Kentucky Governor Deflects Mass Shooter Blame


People are weird… blame everyone and everything else but the actual perpetrator when it comes to (not only but) mass shootings. Point the finger at blame, for whatever reason… maybe to get the heat off themselves, or to seem important.

A gun did not commit the Florida shooting, a video game did not, rock music did not… A deranged teenager did it. That’s where I stand at least… unlike Kentucky Governor Matt Bevin who thinks that, in fact, violent video games are to blame.

“There are video games that, yes, are listed for mature audiences, but kids play them and everybody knows it, and there’s nothing to prevent the child from playing them,” Bevin said in an interview on WHAS’ Leland Conway show Thursday morning.

“They celebrate the slaughtering of people. There are games that literally replicate and give people the ability to score points for doing the very same thing that these students are doing inside of schools, where you get extra points for finishing someone off who’s lying there begging for their life.” he continued.

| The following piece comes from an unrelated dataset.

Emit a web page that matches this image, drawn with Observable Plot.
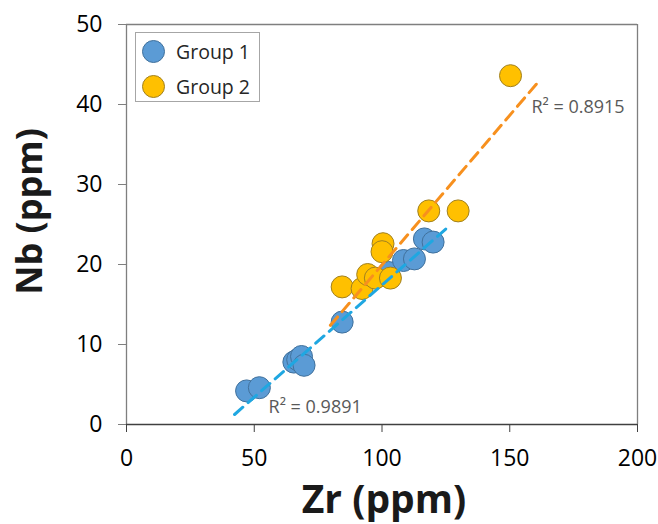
<!DOCTYPE html>
<html><head><meta charset="utf-8">
<script src="https://cdn.jsdelivr.net/npm/d3@7"></script>
<script src="https://cdn.jsdelivr.net/npm/@observablehq/plot@0.6"></script>
<style>
body{margin:0;background:#fff;}
#wrap{position:relative;width:658px;height:524px;font-family:"Open Sans",sans-serif;}
#legend{position:absolute;left:135px;top:32px;width:125px;height:70px;border:1px solid #a6a6a6;background:#fff;box-sizing:border-box;}
.li{position:absolute;left:6px;display:flex;align-items:center;font-size:19.5px;color:#262626;height:24px;}
.sw{width:23px;height:23px;border-radius:50%;box-sizing:border-box;margin-right:11px;}
</style></head>
<body><div id="wrap"><div id="chart"></div>
<div id="legend">
 <div class="li" style="top:6px"><div class="sw" style="background:#5b9bd5;border:1px solid #41719c"></div>Group 1</div>
 <div class="li" style="top:41px"><div class="sw" style="background:#ffc000;border:1px solid #a08020"></div>Group 2</div>
</div></div>
<script>
const g1Zr = [47, 52, 65.5, 67, 68.5, 69.5, 84.4, 102.6, 108.4, 112.7, 116.6, 120];
const g1Nb = [4.2, 4.6, 7.8, 8.1, 8.5, 7.4, 12.8, 19.0, 20.5, 20.7, 23.2, 22.8];
const g2Zr = [84.4, 92.2, 94.4, 97.4, 103.3, 100.4, 100, 118.3, 129.8, 150.3];
const g2Nb = [17.2, 17.0, 18.75, 18.3, 18.3, 22.6, 21.6, 26.7, 26.7, 43.6];
const trend1 = {zr: [42.3, 125.2], nb: [1.25, 24.5]};
const trend2 = {zr: [79.8, 161.9], nb: [12.4, 43.1]};
const labels = [
  {zr: 158.5, nb: 39.7, text: "R² = 0.8915"},
  {zr: 55.6, nb: 2.1, text: "R² = 0.9891"}
];
const xTicks = [0, 50, 100, 150, 200];
const yTicks = [0, 10, 20, 30, 40, 50];

const g1 = g1Zr.map((z, i) => ({zr: z, nb: g1Nb[i]}));
const g2 = g2Zr.map((z, i) => ({zr: z, nb: g2Nb[i]}));
const t1 = trend1.zr.map((z, i) => ({zr: z, nb: trend1.nb[i]}));
const t2 = trend2.zr.map((z, i) => ({zr: z, nb: trend2.nb[i]}));

const chart = Plot.plot({
  width: 658, height: 524,
  marginLeft: 126, marginRight: 21, marginTop: 24, marginBottom: 100,
  style: {fontFamily: "Open Sans, sans-serif", background: "#fff"},
  x: {domain: [0, 200]},
  y: {domain: [0, 50]},
  marks: [
    Plot.ruleY([50], {stroke: "#7f7f7f", strokeWidth: 1.3}),
    Plot.ruleX([200], {stroke: "#7f7f7f", strokeWidth: 1.3}),
    Plot.ruleX([0], {stroke: "#7f7f7f", strokeWidth: 1.3}),
    Plot.ruleY([0], {stroke: "#404040", strokeWidth: 1.3}),
    Plot.axisX({ticks: xTicks, tickSize: 8, tickPadding: 17, fontSize: 23, stroke: "#404040", color: "#000", label: null}),
    Plot.axisY({ticks: yTicks, tickSize: 8, tickPadding: 16, fontSize: 23, stroke: "#7f7f7f", color: "#000", label: null}),
    Plot.dot(g1, {x: "zr", y: "nb", r: 11, fill: "#5b9bd5", stroke: "#41719c", strokeWidth: 1}),
    Plot.dot(g2, {x: "zr", y: "nb", r: 11, fill: "#ffc000", stroke: "#a08020", strokeWidth: 1}),
    Plot.line(t1, {x: "zr", y: "nb", stroke: "#1fa7e1", strokeWidth: 3, strokeDasharray: "11,7"}),
    Plot.line(t2, {x: "zr", y: "nb", stroke: "#f7901e", strokeWidth: 3, strokeDasharray: "11,7"}),
    Plot.text(labels, {x: "zr", y: "nb", text: "text", textAnchor: "start", fontSize: 18, fill: "#595959"}),
    Plot.text(["Zr (ppm)"], {frameAnchor: "bottom", textAnchor: "middle", lineAnchor: "middle", dx: 2, dy: 76, fontSize: 39, fontWeight: "bold", fill: "#1a1a1a"}),
    Plot.text(["Nb (ppm)"], {frameAnchor: "left", textAnchor: "middle", lineAnchor: "middle", dx: -96, dy: -13, rotate: -90, fontSize: 36, fontWeight: "bold", fill: "#1a1a1a"})
  ]
});
document.getElementById("chart").appendChild(chart);
</script></body></html>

“These are quote-unquote video games, and they’re forced down our throats under the guise of protected speech,” Conway continued, seemingly referring to a 2011 Supreme Court decision that prevents content-based restrictions on games.

“It’s garbage. It’s the same as pornography. They have desensitized people to the value of human life, to the dignity of women, to the dignity of human decency. We’re reaping what we’ve sown here.”

This guy clearly does not understand how widespread gaming is, especially war and shoot’em up games… if it were video games causing it, you would see A LOT more random and senseless killings, believe me.

This isn’t the first time Bevin has cited video games as a partial cause of school violence. In a Facebook video posted days after a January school shooting in Benton, Kentucky, Bevin included video games as part of the entertainment industry “filth” that is “desensitizing young people to the actual tragic reality and permanency of death.”